In May 2020 you were involved in producing a new biological reagent that helps develop accurate diagnostic tests for COVID-19. Could you tell us how this works?
It was clear in the early weeks of the SARS-CoV-2 outbreak that reagents to aid the diagnostics and research and development communities would be needed. We developed a non-infectious material that could be used as a positive control for systems to detect the presence of the virus. We also produced an antibody material from convalescent plasma that could be used as a positive control for the development and evaluation of serological assays that detect the presence of antibodies against SARS-CoV-2. A positive control is included in tests by means of a sample that contains a known amount of the coronavirus genetic material. This acts as a confirmatory sample that assures the test is working correctly giving greater assurance for the operator that the test outcome is valid. The development of these materials was a prelude to the production of formally established calibrated standards and reference materials that the NIBSC produced later in 2020, with the input from international collaborating laboratories.

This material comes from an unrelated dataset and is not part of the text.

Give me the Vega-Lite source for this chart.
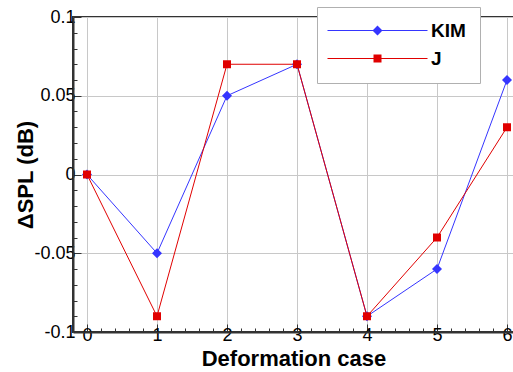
{
  "$schema": "https://vega.github.io/schema/vega-lite/v6.json",
  "width": 441,
  "height": 315,
  "autosize": {"type": "none"},
  "padding": {"left": 73, "top": 17, "right": 0, "bottom": 40},
  "config": {
    "view": {"stroke": "#333333", "strokeWidth": 2},
    "font": "Liberation Sans"
  },
  "data": {
    "values": [
      {"case": 0, "dspl": 0, "series": "KIM"},
      {"case": 1, "dspl": -0.05, "series": "KIM"},
      {"case": 2, "dspl": 0.05, "series": "KIM"},
      {"case": 3, "dspl": 0.07, "series": "KIM"},
      {"case": 4, "dspl": -0.09, "series": "KIM"},
      {"case": 5, "dspl": -0.06, "series": "KIM"},
      {"case": 6, "dspl": 0.06, "series": "KIM"},
      {"case": 0, "dspl": 0, "series": "J"},
      {"case": 1, "dspl": -0.09, "series": "J"},
      {"case": 2, "dspl": 0.07, "series": "J"},
      {"case": 3, "dspl": 0.07, "series": "J"},
      {"case": 4, "dspl": -0.09, "series": "J"},
      {"case": 5, "dspl": -0.04, "series": "J"},
      {"case": 6, "dspl": 0.03, "series": "J"}
    ]
  },
  "encoding": {
    "x": {
      "field": "case", "type": "quantitative",
      "scale": {"domain": [-0.2, 6.1], "nice": false, "zero": false},
      "axis": {
        "title": "Deformation case",
        "titleFontSize": 22, "titleFontWeight": "bold", "titleColor": "#000", "titlePadding": 4,
        "values": [0,0.2,0.4,0.6,0.8,1,1.2,1.4,1.6,1.8,2,2.2,2.4,2.6,2.8,3,3.2,3.4,3.6,3.8,4,4.2,4.4,4.6,4.8,5,5.2,5.4,5.6,5.8,6],
        "labelExpr": "abs(datum.value - round(datum.value)) < 1e-6 ? '' + round(datum.value) : ''",
        "labelFontSize": 18, "labelColor": "#000", "labelPadding": 2,
        "tickSize": {"condition": {"test": "abs(datum.value - round(datum.value)) < 1e-6", "value": -8}, "value": -4},
        "tickColor": "#333333", "tickWidth": 1,
        "grid": true,
        "gridColor": "#c8c8c8",
        "gridOpacity": {"condition": {"test": "abs(datum.value - round(datum.value)) < 1e-6", "value": 1}, "value": 0},
        "domainColor": "#333333", "domainWidth": 2
      }
    },
    "y": {
      "field": "dspl", "type": "quantitative",
      "scale": {"domain": [-0.1, 0.1], "nice": false, "zero": false},
      "axis": {
        "title": "ΔSPL (dB)",
        "titleFontSize": 22, "titleFontWeight": "bold", "titleColor": "#000", "titlePadding": -4,
        "values": [-0.1,-0.09,-0.08,-0.07,-0.06,-0.05,-0.04,-0.03,-0.02,-0.01,0,0.01,0.02,0.03,0.04,0.05,0.06,0.07,0.08,0.09,0.1],
        "labelExpr": "abs(datum.value*20 - round(datum.value*20)) < 1e-6 ? '' + round(datum.value*100)/100 : ''",
        "labelFontSize": 18, "labelColor": "#000", "labelPadding": 6,
        "tickSize": {"condition": {"test": "abs(datum.value*20 - round(datum.value*20)) < 1e-6", "value": -8}, "value": -4},
        "tickColor": "#333333", "tickWidth": 1,
        "grid": true,
        "gridColor": "#c8c8c8",
        "gridOpacity": {"condition": {"test": "abs(datum.value*20 - round(datum.value*20)) < 1e-6", "value": 1}, "value": 0},
        "domainColor": "#333333", "domainWidth": 2
      }
    },
    "color": {
      "field": "series", "type": "nominal",
      "scale": {"domain": ["KIM", "J"], "range": ["#3535ff", "#e00000"]},
      "legend": {
        "title": null,
        "orient": "none", "legendX": 244, "legendY": -10,
        "fillColor": "white", "strokeColor": "#b0b0b0", "padding": 14,
        "labelFontSize": 19, "labelFontWeight": "bold", "labelColor": "#000",
        "symbolSize": 100, "symbolStrokeWidth": 0,
        "symbolOffset": 37, "labelOffset": 44,
        "rowPadding": 8
      }
    },
    "order": {"field": "case", "type": "quantitative"}
  },
  "layer": [
    {"mark": {"type": "line", "strokeWidth": 1}},
    {
      "transform": [{"filter": "datum.series === 'KIM'"}],
      "mark": {"type": "point", "filled": true, "opacity": 1, "shape": "diamond", "size": 100, "color": "#2a2aff"}
    },
    {
      "transform": [{"filter": "datum.series === 'J'"}],
      "mark": {"type": "point", "filled": true, "opacity": 1, "shape": "square", "size": 64, "color": "#dd0000"}
    },
    {
      "transform": [{"filter": "false"}],
      "mark": {"type": "point", "filled": true},
      "encoding": {
        "shape": {
          "field": "series", "type": "nominal",
          "scale": {"domain": ["KIM", "J"], "range": ["M-10,-0.1H10V0.1H-10ZM0,-1L1,0L0,1L-1,0Z", "M-10,-0.1H10V0.1H-10ZM-0.8,-0.8H0.8V0.8H-0.8Z"]},
          "legend": {
            "title": null,
            "orient": "none", "legendX": 244, "legendY": -10,
            "fillColor": "white", "strokeColor": "#b0b0b0", "padding": 14,
            "labelFontSize": 19, "labelFontWeight": "bold", "labelColor": "#000",
            "symbolSize": 100, "symbolStrokeWidth": 0,
            "symbolOffset": 37, "labelOffset": 44,
            "rowPadding": 8
          }
        }
      }
    }
  ]
}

You wrote a commentary in June 2020 about the importance of biological standards in the development of diagnostic tests. How does this relate to the reagents that were made?
One of the reference standards indicated above is designed to provide robust, reliable molecular diagnostic assays. The NIBSC is one of a group of World Health Organization’s (WHO) collaborating centres for biological standards and has a long-term programme to develop WHO International Standards, which are calibrated in international units. SARS-CoV-2 is just one of many viruses that have emerged over the years where working with the virus requires high biocontainment. To support laboratories undertaking diagnostics or developing vaccines, producing non-infectious materials that are safe to use is important. We had previously produced such standards for the measurement of Ebola virus by nucleic acid tests. The role of the International Standard is to harmonise this measurement. By calibrating a clinical laboratory’s data against the International Standards, variability in assay results between laboratories is considerably reduced. This is important for accuracy of patient diagnosis as well as those tests being used to analyse clinical trials.

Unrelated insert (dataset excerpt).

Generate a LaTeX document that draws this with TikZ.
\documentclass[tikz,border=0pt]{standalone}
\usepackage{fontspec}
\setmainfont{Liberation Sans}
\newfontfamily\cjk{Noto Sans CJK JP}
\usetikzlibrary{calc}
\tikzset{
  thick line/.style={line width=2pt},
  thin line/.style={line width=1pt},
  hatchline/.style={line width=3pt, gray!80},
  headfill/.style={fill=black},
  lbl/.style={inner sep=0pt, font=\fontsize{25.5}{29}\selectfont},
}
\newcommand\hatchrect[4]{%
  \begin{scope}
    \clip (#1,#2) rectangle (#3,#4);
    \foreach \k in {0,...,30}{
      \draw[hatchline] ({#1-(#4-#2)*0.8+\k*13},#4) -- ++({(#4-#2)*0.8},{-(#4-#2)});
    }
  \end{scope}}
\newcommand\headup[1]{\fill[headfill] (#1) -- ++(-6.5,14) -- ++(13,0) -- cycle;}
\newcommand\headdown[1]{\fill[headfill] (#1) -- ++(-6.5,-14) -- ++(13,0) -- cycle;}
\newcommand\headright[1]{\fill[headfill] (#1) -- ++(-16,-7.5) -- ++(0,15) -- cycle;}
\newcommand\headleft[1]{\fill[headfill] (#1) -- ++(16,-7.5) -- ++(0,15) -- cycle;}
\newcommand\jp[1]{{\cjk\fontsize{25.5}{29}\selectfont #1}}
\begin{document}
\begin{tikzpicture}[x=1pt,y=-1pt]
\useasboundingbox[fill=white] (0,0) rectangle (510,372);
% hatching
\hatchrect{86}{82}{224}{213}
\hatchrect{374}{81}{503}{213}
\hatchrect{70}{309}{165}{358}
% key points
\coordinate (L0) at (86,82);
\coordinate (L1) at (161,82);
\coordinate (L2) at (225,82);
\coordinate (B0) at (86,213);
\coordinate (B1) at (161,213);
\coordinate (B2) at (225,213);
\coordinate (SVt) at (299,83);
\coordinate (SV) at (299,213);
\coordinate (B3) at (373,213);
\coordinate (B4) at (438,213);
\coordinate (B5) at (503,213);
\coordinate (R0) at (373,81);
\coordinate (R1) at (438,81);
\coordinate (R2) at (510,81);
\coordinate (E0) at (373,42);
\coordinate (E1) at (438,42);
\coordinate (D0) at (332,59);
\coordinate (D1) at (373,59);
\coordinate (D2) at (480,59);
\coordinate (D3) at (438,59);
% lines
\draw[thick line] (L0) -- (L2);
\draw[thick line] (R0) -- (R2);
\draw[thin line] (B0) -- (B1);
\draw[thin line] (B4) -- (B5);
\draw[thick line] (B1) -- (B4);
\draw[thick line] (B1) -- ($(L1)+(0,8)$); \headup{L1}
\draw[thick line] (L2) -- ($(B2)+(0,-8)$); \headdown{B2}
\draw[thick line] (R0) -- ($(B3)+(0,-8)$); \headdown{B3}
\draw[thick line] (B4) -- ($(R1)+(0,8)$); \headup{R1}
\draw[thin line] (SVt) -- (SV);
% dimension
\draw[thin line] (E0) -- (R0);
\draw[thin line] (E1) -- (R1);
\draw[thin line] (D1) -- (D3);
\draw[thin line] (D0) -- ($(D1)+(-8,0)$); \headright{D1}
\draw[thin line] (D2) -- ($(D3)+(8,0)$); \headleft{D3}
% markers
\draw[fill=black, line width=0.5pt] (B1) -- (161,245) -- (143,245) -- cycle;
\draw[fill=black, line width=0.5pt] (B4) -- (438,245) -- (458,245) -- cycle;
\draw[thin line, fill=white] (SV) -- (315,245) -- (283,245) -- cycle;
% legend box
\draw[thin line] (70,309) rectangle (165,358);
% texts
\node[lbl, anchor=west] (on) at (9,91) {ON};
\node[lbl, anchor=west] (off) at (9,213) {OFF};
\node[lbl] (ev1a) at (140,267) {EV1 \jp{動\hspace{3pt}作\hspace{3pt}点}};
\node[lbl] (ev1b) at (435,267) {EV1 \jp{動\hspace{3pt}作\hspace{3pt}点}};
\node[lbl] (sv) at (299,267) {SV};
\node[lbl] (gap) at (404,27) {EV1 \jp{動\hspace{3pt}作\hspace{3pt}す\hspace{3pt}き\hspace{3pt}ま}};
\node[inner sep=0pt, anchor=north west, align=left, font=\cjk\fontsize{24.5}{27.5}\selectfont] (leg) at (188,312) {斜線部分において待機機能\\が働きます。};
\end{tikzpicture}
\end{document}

You are also involved in quality control testing of products used in childhood vaccination programmes. How have these been affected by the COVID-19 pandemic and the roll-out of COVID-19 vaccines?

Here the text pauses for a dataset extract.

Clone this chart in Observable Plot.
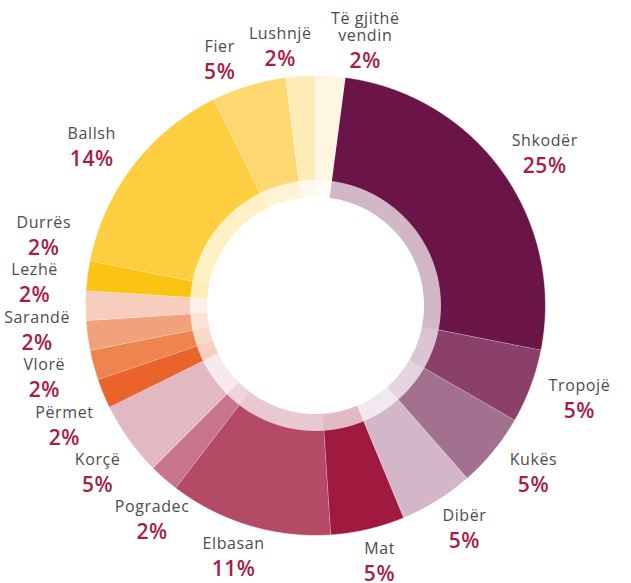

The role of the NIBSC’s independent batch release activity covers vaccines that are used in routine immunisation programmes, including those for children. All of these vaccines are still required to prevent the resurgence of controlled viral and bacterial disease, and thus the quality assessment has continued to support their supply and public health. New vaccines are made available periodically and medicines control laboratories such as the NIBSC apply their scientific and regulatory expertise to establishing appropriate quality tests to verify the quality of the product and support deployment of the new products. The COVID-19 vaccines, while addressing a new disease, add to the considerable specialist expertise the NIBSC has across a wide range of pathogens and vaccines.